Enzo Bianchi "La memoria che serve a tutti"
di ENZO BIANCHI
per gentile concessione dell’autore.
Da vent’anni in Italia (prima della risoluzione dell’Onu del 2005) il 27 gennaio si celebra la
giornata della memoria della Shoah: una memoria non come le altre, perché ci chiama a sentirci
responsabili – sì responsabili –, noi europei, noi italiani, noi cristiani. Ma se questa assunzione di
responsabilità non avviene, allora la giornata della memoria è condannata a ridursi a ripetitiva
retorica, è confinata nell’ambito della “narrazione”, anche se oggetto di parola pubblica o privata.
Lo dobbiamo ammettere: per molti la Shoah è un evento che reca disonore all’umanità come tanti
altri, è una pagina come molte ve ne sono nei manuali di storia, un giorno in cui risuonano forte i
“Mai più!”, senza che però muti in profondità un atteggiamento. Continuiamo cioè a nutrirci
quotidianamente di indifferenza, sopportando genocidi, guerre, campi di concentramento, tentativi
di migrazioni attraverso perigliosi mari e gelidi inverni che causano la morte.
Vent’anni di celebrazione della giornata della memoria non sono stati in grado non dico di
eliminare, ma almeno di arginare diverse forme di antisemitismo, che mostra la sua efficace
presenza anche nella contagiosa violenza verbale praticata nei social media. C’è un antisemitismo
volgare e “popolare” tuttora molto presente in Italia, che si manifesta anche solo nell’espressione:
“Ma quello è un ebreo!”, per stigmatizzare chi, godendo di qualche riconoscimento, sembra
esserselo meritato solo in virtù dell’appartenenza a una nebulosa lobby ebraica di potere.
L’antisemitismo ha radici profonde in noi italiani, che non abbiamo mai sviluppato una coscienza
storica e civile di quanto abbiamo commesso durante l’epoca fascista. Lo stesso vale purtroppo – mi
preme dirlo – per il truce massacro che abbiamo commesso in Etiopia, sconosciuto ai più e del
quale nessuno assume la vergognosa colpa.
Come cristiani, inoltre, va ricordato che le persone della mia generazione erano abituate a usare
l’offensivo epiteto “sporco giudeo” e a credere alla condanna che pesava sull’ebreo deicida, quella
di essere ramingo senza poter meritare l’appartenenza alla società. Ciò aveva la sua epifania nella
invocazione liturgica del venerdì santo “pro perfidis Judaeis”, eliminata solo da papa Giovanni.

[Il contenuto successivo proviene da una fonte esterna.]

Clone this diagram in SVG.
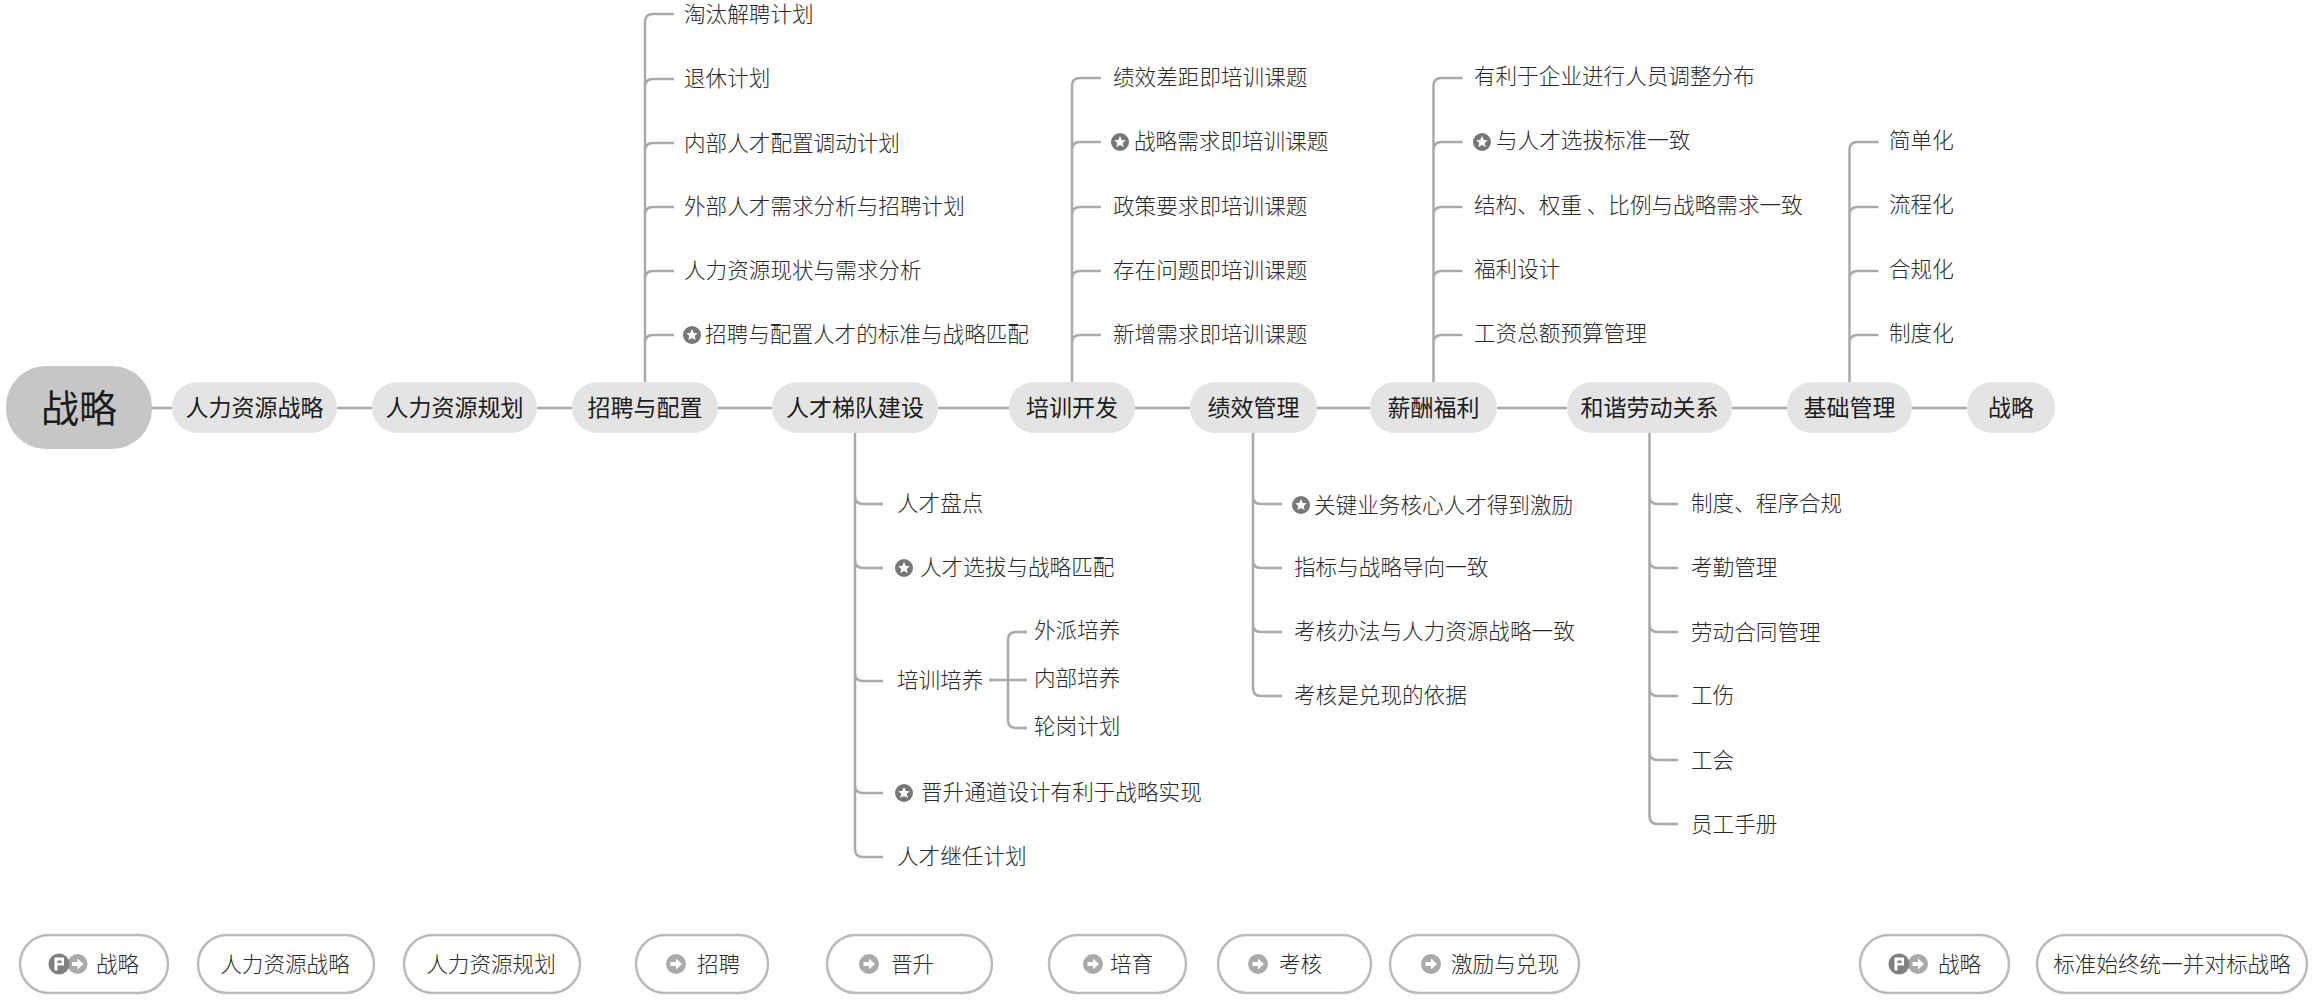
<svg xmlns="http://www.w3.org/2000/svg" width="2312" height="1000" viewBox="0 0 2312 1000">
<style>
text{font-family:"Noto Sans CJK SC","Noto Sans",sans-serif;fill:#2a2a2a;font-size:21.6px;font-weight:300}
.m{font-size:23px;font-weight:400;fill:#1c1c1c;text-anchor:middle}
.r{font-size:38px;font-weight:400;fill:#1c1c1c;text-anchor:middle}
.n{fill:#e4e4e4}
.root{fill:#c6c6c6}
.p{fill:#fff;stroke:#bbb;stroke-width:2.5}
.c{text-anchor:middle}
#connectors path{fill:none;stroke:#aaa;stroke-width:2.5}
</style>
<defs>
<g id="star"><circle r="9" fill="#777"/><path d="M0-6 1.800-2 5.800-1.700 2.700 1 3.700 5.100 0 3-3.700 5.100-2.700 1-5.800-1.700-1.800-2Z" fill="#fff"/></g>
<g id="arrow"><circle r="10" fill="#aaa"/><path d="M-5.500-2H0V-5.500L6 0 0 5.500V2H-5.500Z" fill="#fff"/></g>
<g id="flag"><circle r="10.500" fill="#808080"/><path d="M-4.500-6.500V6.500H-1.500V1.500H5V-6.500Z" fill="#fff"/><path d="M-1.500-3.500V-1H2.500V-3.500Z" fill="#808080"/></g>
</defs>
<g id="connectors">
<path d="M152 408H172M337 408H372M537 408H572M718 408H772M938 408H1009M1135 408H1190M1317 408H1370M1497 408H1567M1732 408H1787M1912 408H1967"/>
<path d="M645 382V22Q645 14 653 14H674M645 87Q645 79 653 79H674M645 151Q645 143 653 143H674M645 215Q645 207 653 207H674M645 279Q645 271 653 271H674M645 343Q645 335 653 335H674"/>
<path d="M1072 382V86Q1072 78 1080 78H1101M1072 150Q1072 142 1080 142H1101M1072 215Q1072 207 1080 207H1101M1072 279Q1072 271 1080 271H1101M1072 343Q1072 335 1080 335H1101"/>
<path d="M1433.500 382V86Q1433.500 78 1441.500 78H1462.500M1433.500 150Q1433.500 142 1441.500 142H1462.500M1433.500 215Q1433.500 207 1441.500 207H1462.500M1433.500 279Q1433.500 271 1441.500 271H1462.500M1433.500 343Q1433.500 335 1441.500 335H1462.500"/>
<path d="M1849.500 382V150Q1849.500 142 1857.500 142H1878.500M1849.500 215Q1849.500 207 1857.500 207H1878.500M1849.500 279Q1849.500 271 1857.500 271H1878.500M1849.500 343Q1849.500 335 1857.500 335H1878.500"/>
<path d="M855 433V849Q855 857 863 857H883M855 496Q855 504 863 504H883M855 560Q855 568 863 568H883M855 673Q855 681 863 681H883M855 785Q855 793 863 793H883"/>
<path d="M989 680H1027M1008 672V640Q1008 632 1016 632H1027M1008 688V720Q1008 728 1016 728H1027M1008 672V688"/>
<path d="M1253 433V688Q1253 696 1261 696H1282M1253 496Q1253 504 1261 504H1282M1253 560Q1253 568 1261 568H1282M1253 624Q1253 632 1261 632H1282"/>
<path d="M1649.500 433V816Q1649.500 824 1657.500 824H1678M1649.500 496Q1649.500 504 1657.500 504H1678M1649.500 560Q1649.500 568 1657.500 568H1678M1649.500 624Q1649.500 632 1657.500 632H1678M1649.500 688Q1649.500 696 1657.500 696H1678M1649.500 752Q1649.500 760 1657.500 760H1678"/>
</g>
<g id="root"><rect class="root" x="6" y="366" width="146" height="83" rx="40"/><text class="r" x="79" y="422">战略</text></g>
<g id="n1"><rect class="n" x="172" y="382" width="165" height="51" rx="25"/><text class="m" x="254.500" y="416">人力资源战略</text></g>
<g id="n2"><rect class="n" x="372" y="382" width="165" height="51" rx="25"/><text class="m" x="454.500" y="416">人力资源规划</text></g>
<g id="n3"><rect class="n" x="572" y="382" width="146" height="51" rx="25"/><text class="m" x="645" y="416">招聘与配置</text></g>
<g id="n4"><rect class="n" x="772" y="382" width="166" height="51" rx="25"/><text class="m" x="855" y="416">人才梯队建设</text></g>
<g id="n5"><rect class="n" x="1009" y="382" width="126" height="51" rx="25"/><text class="m" x="1072" y="416">培训开发</text></g>
<g id="n6"><rect class="n" x="1190" y="382" width="127" height="51" rx="25"/><text class="m" x="1253.500" y="416">绩效管理</text></g>
<g id="n7"><rect class="n" x="1370" y="382" width="127" height="51" rx="25"/><text class="m" x="1433.500" y="416">薪酬福利</text></g>
<g id="n8"><rect class="n" x="1567" y="382" width="165" height="51" rx="25"/><text class="m" x="1649.500" y="416">和谐劳动关系</text></g>
<g id="n9"><rect class="n" x="1787" y="382" width="125" height="51" rx="25"/><text class="m" x="1849.500" y="416">基础管理</text></g>
<g id="n10"><rect class="n" x="1967" y="382" width="88" height="51" rx="25"/><text class="m" x="2011" y="416">战略</text></g>
<g id="recruit-items">
<text x="684" y="22">淘汰解聘计划</text>
<text x="684" y="86">退休计划</text>
<text x="684" y="151">内部人才配置调动计划</text>
<text x="684" y="214">外部人才需求分析与招聘计划</text>
<text x="684" y="278">人力资源现状与需求分析</text>
<use href="#star" x="692" y="335"/><text x="705" y="342">招聘与配置人才的标准与战略匹配</text>
</g>
<g id="training-items">
<text x="1113" y="85">绩效差距即培训课题</text>
<use href="#star" x="1120" y="142"/><text x="1134" y="149">战略需求即培训课题</text>
<text x="1113" y="214">政策要求即培训课题</text>
<text x="1113" y="278">存在问题即培训课题</text>
<text x="1113" y="342">新增需求即培训课题</text>
</g>
<g id="pay-items">
<text x="1474" y="84">有利于企业进行人员调整分布</text>
<use href="#star" x="1482" y="142"/><text x="1496" y="148">与人才选拔标准一致</text>
<text x="1474" y="213">结构、权重 、比例与战略需求一致</text>
<text x="1474" y="277">福利设计</text>
<text x="1474" y="341">工资总额预算管理</text>
</g>
<g id="base-items">
<text x="1889" y="148">简单化</text>
<text x="1889" y="212">流程化</text>
<text x="1889" y="277">合规化</text>
<text x="1889" y="341">制度化</text>
</g>
<g id="talent-items">
<text x="897" y="511">人才盘点</text>
<use href="#star" x="904" y="568"/><text x="920" y="575">人才选拔与战略匹配</text>
<text x="897" y="688">培训培养</text>
<text x="1034" y="638">外派培养</text>
<text x="1034" y="686">内部培养</text>
<text x="1034" y="734">轮岗计划</text>
<use href="#star" x="904" y="793"/><text x="921" y="800">晋升通道设计有利于战略实现</text>
<text x="897" y="864">人才继任计划</text>
</g>
<g id="perf-items">
<use href="#star" x="1301" y="505"/><text x="1314" y="513">关键业务核心人才得到激励</text>
<text x="1294" y="575">指标与战略导向一致</text>
<text x="1294" y="639">考核办法与人力资源战略一致</text>
<text x="1294" y="703">考核是兑现的依据</text>
</g>
<g id="labor-items">
<text x="1691" y="511">制度、程序合规</text>
<text x="1691" y="575">考勤管理</text>
<text x="1691" y="640">劳动合同管理</text>
<text x="1691" y="703">工伤</text>
<text x="1691" y="768">工会</text>
<text x="1691" y="832">员工手册</text>
</g>
<g id="b1"><rect class="p" x="20" y="935" width="148" height="58" rx="29"/><use href="#arrow" x="77.500" y="964"/><use href="#flag" x="59" y="964"/><text x="96" y="972">战略</text></g>
<g id="b2"><rect class="p" x="198" y="935" width="176" height="58" rx="29"/><text class="c" x="285" y="972">人力资源战略</text></g>
<g id="b3"><rect class="p" x="404" y="935" width="176" height="58" rx="29"/><text class="c" x="491" y="972">人力资源规划</text></g>
<g id="b4"><rect class="p" x="636" y="935" width="132" height="58" rx="29"/><use href="#arrow" x="676" y="964"/><text x="697" y="972">招聘</text></g>
<g id="b5"><rect class="p" x="827" y="935" width="165" height="58" rx="29"/><use href="#arrow" x="869" y="964"/><text x="891" y="972">晋升</text></g>
<g id="b6"><rect class="p" x="1049" y="935" width="137" height="58" rx="29"/><use href="#arrow" x="1093" y="964"/><text x="1110" y="972">培育</text></g>
<g id="b7"><rect class="p" x="1218" y="935" width="153" height="58" rx="29"/><use href="#arrow" x="1258" y="964"/><text x="1279" y="972">考核</text></g>
<g id="b8"><rect class="p" x="1390" y="935" width="189" height="58" rx="29"/><use href="#arrow" x="1431" y="964"/><text x="1451" y="972">激励与兑现</text></g>
<g id="b9"><rect class="p" x="1860" y="935" width="149" height="58" rx="29"/><use href="#arrow" x="1918" y="964"/><use href="#flag" x="1899" y="964"/><text x="1938" y="972">战略</text></g>
<g id="b10"><rect class="p" x="2037" y="935" width="270" height="58" rx="29"/><text class="c" x="2172" y="972">标准始终统一并对标战略</text></g>
</svg>
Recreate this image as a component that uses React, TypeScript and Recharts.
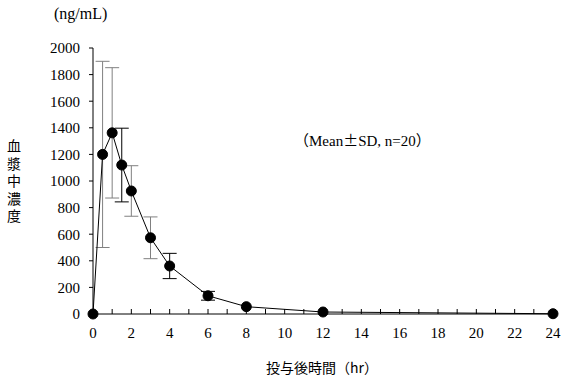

Cosa, personalmente, mi convertì? Non posso dimenticare che nel 1960 la scuola ci portò in
pellegrinaggio al campo di concentramento di Dachau, con lo slogan: “Devi vedere per ricordare!”.
Tornai da quella settimana non più come prima e quell’esperienza mi segnò al punto tale che per
tutta la mia vita mi sono impegnato a resistere all’antisemitismo.
Il fatto che la Shoah abbia avuto luogo nei paesi della cristianità deve tener viva la questione della
relazione tra persecuzione degli ebrei e gli atteggiamenti dei cristiani: mancò infatti la resistenza
spirituale concreta di quelli che nella fede sono i fratelli gemelli degli attuali ebrei. La giornata della
memoria, dunque, è indispensabile alla storia e la storia essendo memoria futuri è indispensabile al
futuro dell’umanità. La Shoah ha una singolarità non esclusiva ma inclusiva, che deve essere
celebrata pubblicamente come antidoto all’oblio e alla non-giustizia, continuando a confidare in una
sola cosa: in ogni uomo, in ogni donna c’è e resta, nonostante tutto, la capacità di dire no al male e
sì alla vita, quindi un’apertura possibile a riconoscersi fratelli.